Problem description: Look for the word "this" in the entries below, then copy every line that has it.

Material for the task:
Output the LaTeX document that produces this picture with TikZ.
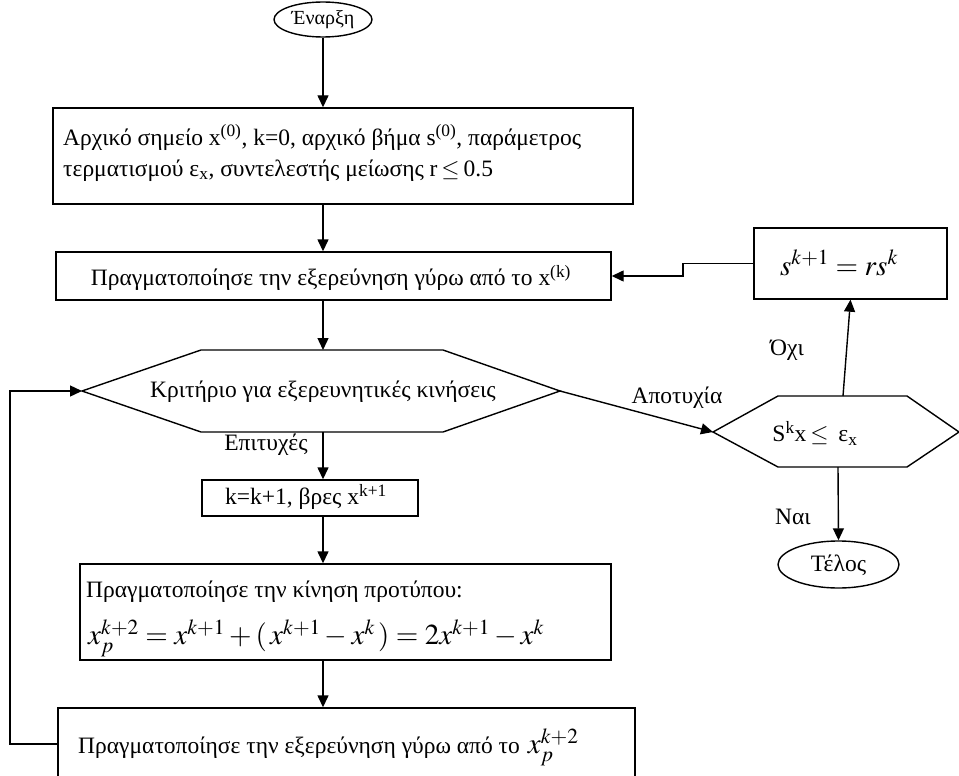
\documentclass[tikz,border=0pt]{standalone}
\usepackage{mathptmx}
\usepackage{fontspec}
\setmainfont{Liberation Serif}
\usetikzlibrary{arrows.meta,shapes.geometric}

\tikzset{
  flow/.style={line width=1.4pt, -{Triangle[length=12pt,width=11pt]}},
  link/.style={line width=1.4pt},
  stepbox/.style={draw, line width=1.4pt, rectangle, inner sep=0pt},
  term/.style={draw, line width=1.4pt, ellipse, inner sep=0pt},
  txt/.style={inner sep=0pt, font=\fontsize{23.5}{31}\selectfont},
  eq/.style={inner sep=0pt, font=\fontsize{29}{31}\selectfont},
}

\begin{document}
\begin{tikzpicture}[x=1pt,y=-1pt]
\useasboundingbox (0,0) rectangle (959,776);

% start / end terminals
\node[term, minimum width=98pt, minimum height=35pt] (start) at (323,19.5) {};
\node[txt, font=\fontsize{20}{24}\selectfont] (startT) at (323,20) {Έναρξη};
\node[term, minimum width=121pt, minimum height=47pt] (stop) at (838.5,564.5) {};
\node[txt] (stopT) at (838.5,565) {Τέλος};

% initialisation
\node[stepbox, minimum width=580pt, minimum height=96pt] (init) at (343,156) {};
\node[txt, anchor=west, align=left] (initT) at (63,153)
  {Αρχικό σημείο x\textsuperscript{(0)}, k=0, αρχικό βήμα s\textsuperscript{(0)}, παράμετρος\\
   τερματισμού ε\textsubscript{x}, συντελεστής μείωσης r\,$\le$\,0.5};

% exploration around x^(k)
\node[stepbox, minimum width=555pt, minimum height=48pt] (explore) at (333.5,276) {};
\node[txt] (exploreT) at (331,278) {Πραγματοποίησε την εξερεύνηση γύρω από το x\textsuperscript{(k)}};

% decision: exploratory moves
\coordinate (h1w) at (82,391);
\coordinate (h1nw) at (201,350);
\coordinate (h1ne) at (443,350);
\coordinate (h1e) at (560,391);
\coordinate (h1se) at (443,432);
\coordinate (h1sw) at (201,432);
\draw[link] (h1w) -- (h1nw) -- (h1ne) -- (h1e) -- (h1se) -- (h1sw) -- cycle;
\node[txt] (crit) at (323,392) {Κριτήριο για εξερευνητικές κινήσεις};

% success: next point
\node[stepbox, minimum width=216pt, minimum height=36pt] (find) at (310,498) {};
\node[txt] (findT) at (306,497) {k=k+1, βρες x\textsuperscript{k+1}};

% pattern move
\node[stepbox, minimum width=531pt, minimum height=96pt] (pattern) at (345.5,612) {};
\node[txt, anchor=west] (patternT) at (86,592) {Πραγματοποίησε την κίνηση προτύπου:};
\node[eq, anchor=west] (patternEq) at (88,638)
  {$x_p^{k+2} = x^{k+1} + (\,x^{k+1} - x^k\,) = 2x^{k+1} - x^k$};

% exploration around x_p^(k+2)
\node[stepbox, minimum width=577pt, minimum height=72pt] (explore2) at (346.5,744) {};
\node[txt, anchor=west] (explore2T) at (78,747)
  {Πραγματοποίησε την εξερεύνηση γύρω από το\hspace{8pt}\fontsize{29}{31}\selectfont$x_p^{k+2}$};

% step-size test
\coordinate (h2w) at (713,432);
\coordinate (h2nw) at (778,396);
\coordinate (h2ne) at (907,396);
\coordinate (h2e) at (959,432);
\coordinate (h2se) at (907,467);
\coordinate (h2sw) at (778,467);
\draw[link] (h2w) -- (h2nw) -- (h2ne) -- (h2e) -- (h2se) -- (h2sw) -- cycle;
\node[txt] (test) at (815,433) {S\textsuperscript{k}x\,$\le$\, ε\textsubscript{x}};

% step reduction
\node[stepbox, minimum width=193pt, minimum height=71pt] (shrink) at (850.5,263.5) {};
\node[eq] (shrinkT) at (839,263) {$s^{k+1} = rs^k$};

% connectors
\coordinate (h2t) at (843,396);
\coordinate (h2b) at (838,467);
\coordinate (jog) at (683,276);
\coordinate (loopc) at (10,391);

\draw[flow] (start.south) -- (start |- init.north);
\draw[flow] (start |- init.south) -- (start |- explore.north);
\draw[flow] (start |- explore.south) -- (start |- h1nw);
\draw[flow] (start |- h1sw) -- (start |- find.north);
\draw[flow] (start |- find.south) -- (start |- pattern.north);
\draw[flow] (start |- pattern.south) -- (start |- explore2.north);
\draw[flow] (explore2.west) -| (loopc) -- (h1w);
\draw[flow] (h1e) -- (h2w);
\draw[flow] (h2t) -- (shrink.south);
\draw[flow] (shrink.west) -| (jog) -- (explore.east);
\draw[flow] (h2b) -- (stop.north);

% branch labels
\node[txt] (fail) at (677,398) {Αποτυχία};
\node[txt] (ok) at (266,445) {Επιτυχές};
\node[txt] (no) at (787,350) {Όχι};
\node[txt] (yes) at (793,517) {Ναι};
\end{tikzpicture}
\end{document}
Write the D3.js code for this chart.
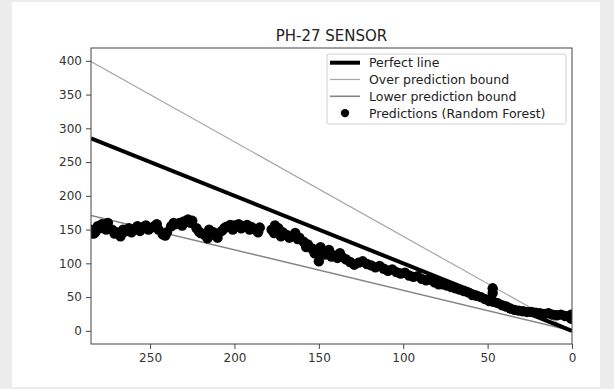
<!DOCTYPE html>
<html>
<head>
<meta charset="utf-8">
<script src="https://cdn.jsdelivr.net/npm/d3@7"></script>
<style>
  body { margin: 0; background: #ececec; }
  svg { display: block; font-family: "DejaVu Sans", sans-serif; }
</style>
</head>
<body>
<svg id="chart" width="614" height="389"></svg>
<script>
// reference lines (x = actual value, axis reversed)
let lineX = [285, 0];
let perfectY = [285, 0];
let overY = [399, 0];
let lowerY = [171, 0];

// Random Forest predictions
let predX = [285, 283.5, 282.5, 281, 280, 278.5, 277.5, 276, 275, 272.5, 271, 270, 267.5, 266, 265, 262.5, 261, 260,
    257.5, 256, 255, 252.5, 251, 250, 247.5, 246, 245, 242.5, 241, 240, 237.5, 236, 235, 232.5, 231, 230, 227.5, 226,
    225, 222.5, 221, 220, 217.5, 216, 215, 212.5, 211, 210, 207.5, 206, 205, 202.5, 201, 200, 197.5, 196, 195, 192.5,
    191, 190, 187.5, 186, 185, 178, 176.5, 176, 174, 172.5, 171.5, 169, 167.5, 166.5, 164, 162.5, 161.5, 159, 157.5,
    156.5, 154, 152.5, 151.5, 150, 149, 147.5, 146.5, 144, 142.5, 141.5, 139, 137.5, 136.5, 134, 131.5, 129, 126.5,
    124, 121.5, 119, 116.5, 114, 111.5, 109, 106.5, 104, 101.5, 99, 96.5, 94, 91.5, 89, 86.5, 84, 81.5, 79, 76.5, 74,
    71.5, 69, 66.5, 64, 61.5, 59, 56.5, 54, 51.5, 49, 47, 47, 46.5, 44, 41.5, 39, 36.5, 34, 31.5, 29, 26.5, 24, 21.5,
    19, 16.5, 14, 11.5, 9, 6.5, 4, 1.5, 0.5, 0.5];
let predY = [150, 144, 146, 155, 152, 158, 157, 150, 160, 150, 144, 146, 140, 150, 147, 152, 146, 150,
    155, 148, 153, 156, 150, 152, 155, 158, 150, 143, 141, 146, 155, 160, 158, 160, 156, 162, 165, 160,
    163, 152, 147, 145, 142, 137, 150, 146, 141, 138, 148, 152, 154, 157, 150, 156, 158, 152, 155, 157,
    150, 154, 150, 146, 153, 150, 145, 156, 152, 140, 146, 142, 138, 140, 145, 136, 138, 132, 124,
    128, 122, 115, 118, 103, 124, 116, 113, 120, 110, 112, 108, 115, 110, 106, 102, 98, 101,
    103, 99, 97, 94, 96, 92, 89, 91, 87, 85, 86, 82, 80, 81, 77, 75, 76, 72, 69, 69, 67,
    65, 63, 61, 59, 57, 53, 52, 50, 47, 44, 63, 56, 43, 41, 38, 36, 33, 31, 30, 29, 28, 28, 27,
    26, 25, 26, 24, 23, 24, 22, 21, 18, 24];

let xTicks = [250, 200, 150, 100, 50, 0];
let yTicks = [0, 50, 100, 150, 200, 250, 300, 350, 400];

let legendItems = [
    {label: "Perfect line", type: "line", color: "#000", width: 4},
    {label: "Over prediction bound", type: "line", color: "#a6a6a6", width: 1.2},
    {label: "Lower prediction bound", type: "line", color: "#858585", width: 1.6},
    {label: "Predictions (Random Forest)", type: "dot", color: "#000"}
];

const svg = d3.select("#chart");

// white card on grey page
svg.append("rect")
    .attr("x", 12).attr("y", 2)
    .attr("width", 588).attr("height", 385)
    .attr("fill", "white");

const margin = {left: 91, right: 42, top: 48, bottom: 45};
const plotW = 614 - margin.left - margin.right,
    plotH = 389 - margin.top - margin.bottom;

const x = d3.scaleLinear().domain([285, 0]).range([0, plotW]);
const y = d3.scaleLinear().domain([-19.5, 419]).range([plotH, 0]);

const g = svg.append("g").attr("transform", `translate(${margin.left},${margin.top})`);

g.append("clipPath").attr("id", "clip")
    .append("rect").attr("width", plotW).attr("height", plotH);

const plot = g.append("g").attr("clip-path", "url(#clip)");

const line = d3.line().x(d => x(d[0])).y(d => y(d[1]));

// bounds
plot.append("path")
    .attr("d", line(lineX.map((v, i) => [v, overY[i]])))
    .attr("fill", "none").attr("stroke", "#a6a6a6").attr("stroke-width", 1.2);
plot.append("path")
    .attr("d", line(lineX.map((v, i) => [v, lowerY[i]])))
    .attr("fill", "none").attr("stroke", "#858585").attr("stroke-width", 1.6);

// perfect line
plot.append("path")
    .attr("d", line(lineX.map((v, i) => [v, perfectY[i]])))
    .attr("fill", "none").attr("stroke", "#000").attr("stroke-width", 4);

// predictions
plot.selectAll("circle.pred")
    .data(predX.map((v, i) => [v, predY[i]]))
    .join("circle")
    .attr("class", "pred")
    .attr("cx", d => x(d[0]))
    .attr("cy", d => y(d[1]))
    .attr("r", 5.2)
    .attr("fill", "#000");

// axes
const xAxis = g.append("g")
    .attr("transform", `translate(0,${plotH})`)
    .call(d3.axisBottom(x).tickValues(xTicks).tickSize(5).tickPadding(4));
const yAxis = g.append("g")
    .call(d3.axisLeft(y).tickValues(yTicks).tickSize(5).tickPadding(4));

[xAxis, yAxis].forEach(a => {
    a.select(".domain").remove();
    a.selectAll("line").attr("stroke", "#444");
    a.selectAll("text").attr("fill", "#333").attr("font-size", 12)
        .attr("font-family", "DejaVu Sans, sans-serif");
});

// frame
g.append("rect")
    .attr("width", plotW).attr("height", plotH)
    .attr("fill", "none").attr("stroke", "#444").attr("stroke-width", 1);

// title
svg.append("text")
    .attr("x", margin.left + plotW / 2)
    .attr("y", 41)
    .attr("text-anchor", "middle")
    .attr("font-size", 15)
    .attr("fill", "#222")
    .text("PH-27 SENSOR");

// legend
const lg = svg.append("g").attr("transform", "translate(327,54)");
lg.append("rect")
    .attr("width", 239).attr("height", 70)
    .attr("rx", 2)
    .attr("fill", "white").attr("fill-opacity", 0.8)
    .attr("stroke", "#d0d0d0");

legendItems.forEach((item, i) => {
    let cy = 8.7 + i * 16.8;
    if (item.type === "line") {
        lg.append("line")
            .attr("x1", 3).attr("x2", 33)
            .attr("y1", cy).attr("y2", cy)
            .attr("stroke", item.color).attr("stroke-width", item.width);
    } else {
        lg.append("circle")
            .attr("cx", 18).attr("cy", cy).attr("r", 4.2)
            .attr("fill", item.color);
    }
    lg.append("text")
        .attr("x", 42).attr("y", cy)
        .attr("dominant-baseline", "central")
        .attr("font-size", 12.5)
        .attr("fill", "#222")
        .text(item.label);
});
</script>
</body>
</html>
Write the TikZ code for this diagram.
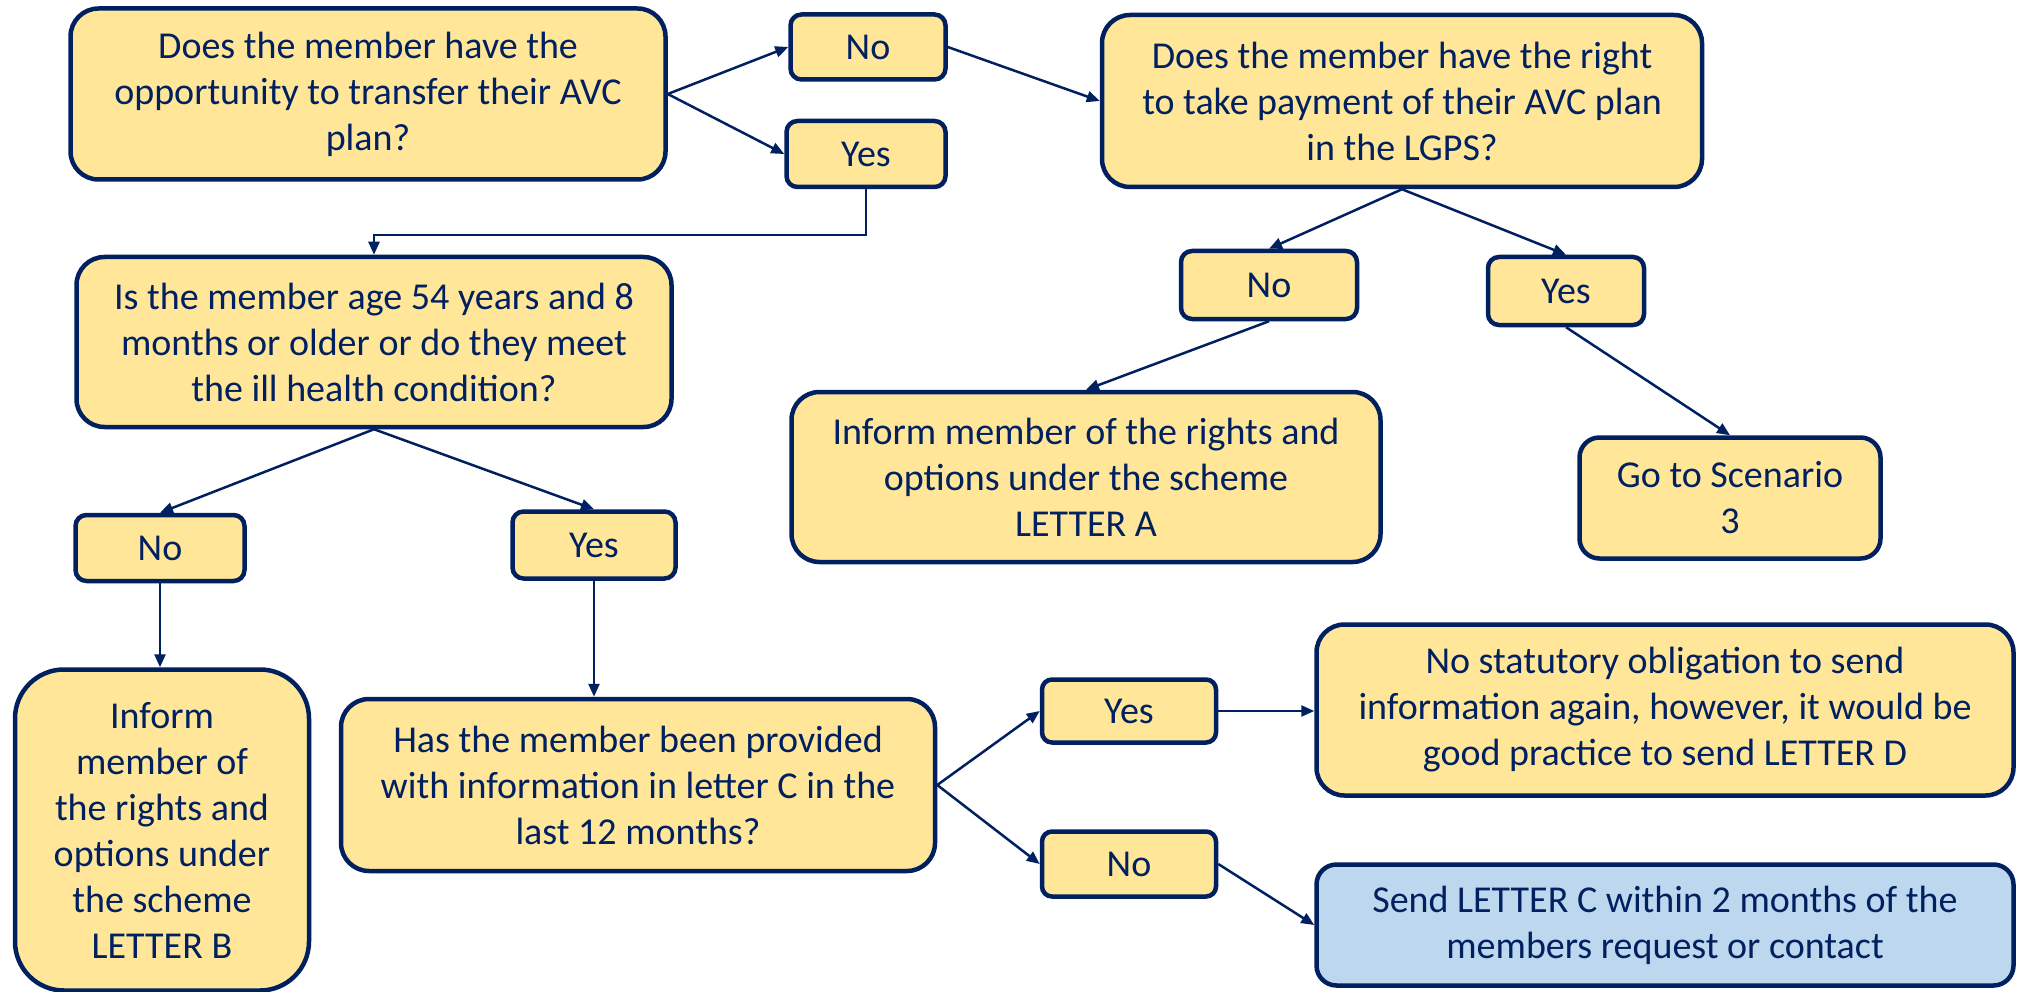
\documentclass[tikz,border=0pt]{standalone}
\usepackage{fontspec}
\setmainfont{Carlito}
\usetikzlibrary{arrows.meta,calc}
\definecolor{navy}{HTML}{002060}
\definecolor{gold}{HTML}{FFE699}
\definecolor{lblue}{HTML}{BDD7EE}
\tikzset{
 box/.style={draw=navy, line width=4.5pt, fill=gold, text=navy, align=center, inner sep=0pt, font=\fontsize{38}{46}\selectfont},
 bluebox/.style={box, fill=lblue},
 conn/.style={draw=navy, line width=2.5pt, -{Triangle[length=13pt,width=11pt]}},
}
\begin{document}
\begin{tikzpicture}[x=1pt,y=-1pt]
\useasboundingbox (0,0) rectangle (2017,992);
% top row
\node[box, minimum width=595pt, minimum height=171pt, rounded corners=28pt] (q1) at (368,94) {Does the member have the\\opportunity to transfer their AVC\\plan?};
\node[box, minimum width=155pt, minimum height=65pt, rounded corners=11pt] (no1) at (868,47) {No};
\node[box, minimum width=159pt, minimum height=66pt, rounded corners=11pt] (yes1) at (866,154) {Yes};
\node[box, minimum width=600pt, minimum height=172pt, rounded corners=28pt] (q2) at (1402,101) {Does the member have the right\\to take payment of their AVC plan\\in the LGPS?};
\node[box, minimum width=176pt, minimum height=68pt, rounded corners=11pt] (no2) at (1269,285) {No};
\node[box, minimum width=156pt, minimum height=68pt, rounded corners=11pt] (yes2) at (1566,291) {Yes};
\node[box, minimum width=589pt, minimum height=170pt, rounded corners=28pt] (la) at (1086,477) {Inform member of the rights and\\options under the scheme\\LETTER A};
\node[box, minimum width=301pt, minimum height=121pt, rounded corners=20pt] (sc3) at (1730,498) {Go to Scenario\\3};
% left part
\node[box, minimum width=595pt, minimum height=170pt, rounded corners=28pt] (q3) at (374,342) {Is the member age 54 years and 8\\months or older or do they meet\\the ill health condition?};
\node[box, minimum width=169pt, minimum height=66pt, rounded corners=11pt] (no3) at (160,548) {No};
\node[box, minimum width=163pt, minimum height=67pt, rounded corners=11pt] (yes3) at (594,545) {Yes};
\node[box, minimum width=294pt, minimum height=321pt, rounded corners=49pt] (lb) at (162,830) {Inform\\member of\\the rights and\\options under\\the scheme\\LETTER B};
\node[box, minimum width=594pt, minimum height=172pt, rounded corners=28pt] (q4) at (638,785) {Has the member been provided\\with information in letter C in the\\last 12 months?};
\node[box, minimum width=174pt, minimum height=63pt, rounded corners=10pt] (yes4) at (1129,711) {Yes};
\node[box, minimum width=174pt, minimum height=65pt, rounded corners=10pt] (no4) at (1129,864) {No};
\node[box, minimum width=697pt, minimum height=171pt, rounded corners=28pt] (ld) at (1665,710) {No statutory obligation to send\\information again, however, it would be\\good practice to send LETTER D};
\node[bluebox, minimum width=697pt, minimum height=121pt, rounded corners=20pt] (lc) at (1665,925) {Send LETTER C within 2 months of the\\members request or contact};
% connectors
\draw[conn] (q1.east) -- (no1.west);
\draw[conn] (q1.east) -- (yes1.west);
\draw[conn] (no1.east) -- (q2.west);
\draw[conn] (yes1.south) -- ++(0,46) -| (q3.north);
\draw[conn] (q2.south) -- (no2.north);
\draw[conn] (q2.south) -- (yes2.north);
\draw[conn] (no2.south) -- (la.north);
\draw[conn] (yes2.south) -- (sc3.north);
\draw[conn] (q3.south) -- (no3.north);
\draw[conn] (q3.south) -- (yes3.north);
\draw[conn] (no3.south) -- (no3.south |- lb.north);
\draw[conn] (yes3.south) -- (yes3.south |- q4.north);
\draw[conn] (q4.east) -- (yes4.west);
\draw[conn] (q4.east) -- (no4.west);
\draw[conn] (yes4.east) -- (ld.west |- yes4.east);
\draw[conn] (no4.east) -- (lc.west);
\end{tikzpicture}
\end{document}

Solution to the problem:
Output the LaTeX document that produces this picture with TikZ.
Write the D3.js code for this chart.
Write the TikZ code for this diagram.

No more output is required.